**Source code of charts**
[BEGIN]
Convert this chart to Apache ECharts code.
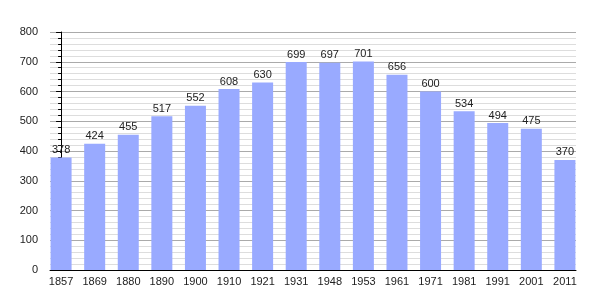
<!DOCTYPE html>
<html><head><meta charset="utf-8">
<script src="https://cdn.jsdelivr.net/npm/echarts@6/dist/echarts.min.js"></script>
<style>html,body{margin:0;padding:0;background:#fff}#c{width:605px;height:300px}</style>
</head><body><div id="c"></div>
<script>
const years = ['1857','1869','1880','1890','1900','1910','1921','1931','1948','1953','1961','1971','1981','1991','2001','2011'];
const population = [378,424,455,517,552,608,630,699,697,701,656,600,534,494,475,370];
const yTicks = {min:0, max:800, interval:100};

const idx = years.map((_, i) => i);
const chart = echarts.init(document.getElementById('c'), null, {renderer:'canvas'});
chart.setOption({
  animation:false,
  grid:{left:50, right:29, top:32, bottom:30, containLabel:false},
  xAxis:{
    type:'value', min:-0.33, max:years.length - 1 + 0.33,
    axisLine:{show:true, onZero:false, lineStyle:{color:'#000', width:1}},
    axisTick:{show:false},
    axisLabel:{customValues:idx, formatter:v => years[Math.round(v)] || '', color:'#222', fontFamily:'Liberation Sans, Arial, sans-serif', fontSize:11, margin:6},
    splitLine:{show:false}
  },
  yAxis:{
    type:'value', min:yTicks.min, max:yTicks.max, interval:yTicks.interval,
    axisLine:{show:true, lineStyle:{color:'#000', width:1}},
    axisTick:{show:true, length:5, lineStyle:{color:'#000'}},
    minorTick:{show:true, splitNumber:5, length:3, lineStyle:{color:'#000'}},
    axisLabel:{color:'#222', fontFamily:'Liberation Sans, Arial, sans-serif', fontSize:11, margin:12},
    splitLine:{show:true, lineStyle:{color:'#aaaaaa', width:1}},
    minorSplitLine:{show:true, lineStyle:{color:'#dddddd', width:1}}
  },
  series:[{
    type:'bar', data:population.map((v, i) => [idx[i], v]), barWidth:21,
    itemStyle:{color:'#99aaff'},
    label:{show:true, position:'top', distance:2, color:'#222', fontFamily:'Liberation Sans, Arial, sans-serif', fontSize:11,
      formatter:p => p.value[1]}
  }]
});
</script></body></html>
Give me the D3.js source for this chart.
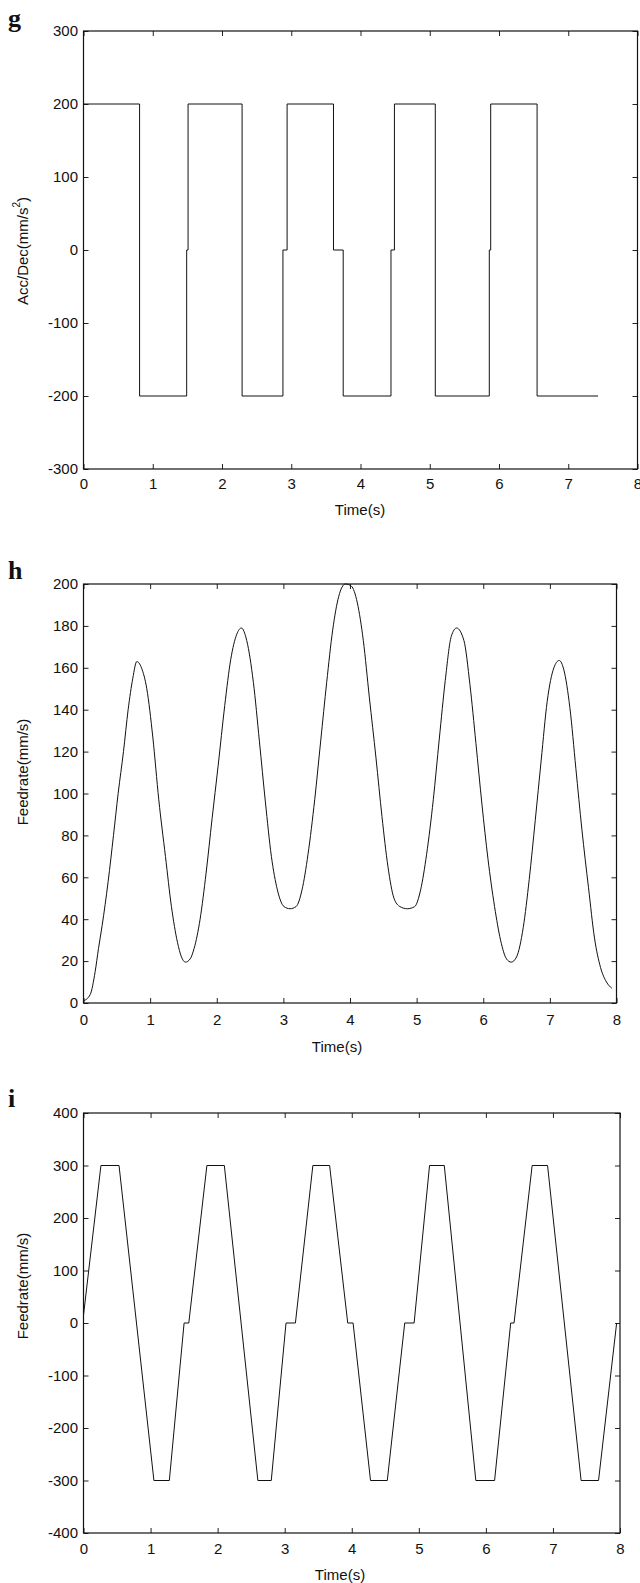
[END]
**THE EXERCISE**
Output the records above exactly as they are, leaving out the pictures.

**THE ANSWER**
Convert this chart to Apache ECharts code.
<!DOCTYPE html>
<html><head><meta charset="utf-8">
<script src="https://cdn.jsdelivr.net/npm/echarts@6/dist/echarts.min.js"></script>
<style>html,body{margin:0;padding:0;background:#fff}#c{width:605px;height:300px}</style>
</head><body><div id="c"></div>
<script>
const years = ['1857','1869','1880','1890','1900','1910','1921','1931','1948','1953','1961','1971','1981','1991','2001','2011'];
const population = [378,424,455,517,552,608,630,699,697,701,656,600,534,494,475,370];
const yTicks = {min:0, max:800, interval:100};

const idx = years.map((_, i) => i);
const chart = echarts.init(document.getElementById('c'), null, {renderer:'canvas'});
chart.setOption({
  animation:false,
  grid:{left:50, right:29, top:32, bottom:30, containLabel:false},
  xAxis:{
    type:'value', min:-0.33, max:years.length - 1 + 0.33,
    axisLine:{show:true, onZero:false, lineStyle:{color:'#000', width:1}},
    axisTick:{show:false},
    axisLabel:{customValues:idx, formatter:v => years[Math.round(v)] || '', color:'#222', fontFamily:'Liberation Sans, Arial, sans-serif', fontSize:11, margin:6},
    splitLine:{show:false}
  },
  yAxis:{
    type:'value', min:yTicks.min, max:yTicks.max, interval:yTicks.interval,
    axisLine:{show:true, lineStyle:{color:'#000', width:1}},
    axisTick:{show:true, length:5, lineStyle:{color:'#000'}},
    minorTick:{show:true, splitNumber:5, length:3, lineStyle:{color:'#000'}},
    axisLabel:{color:'#222', fontFamily:'Liberation Sans, Arial, sans-serif', fontSize:11, margin:12},
    splitLine:{show:true, lineStyle:{color:'#aaaaaa', width:1}},
    minorSplitLine:{show:true, lineStyle:{color:'#dddddd', width:1}}
  },
  series:[{
    type:'bar', data:population.map((v, i) => [idx[i], v]), barWidth:21,
    itemStyle:{color:'#99aaff'},
    label:{show:true, position:'top', distance:2, color:'#222', fontFamily:'Liberation Sans, Arial, sans-serif', fontSize:11,
      formatter:p => p.value[1]}
  }]
});
</script></body></html>
Give me the D3.js source for this chart.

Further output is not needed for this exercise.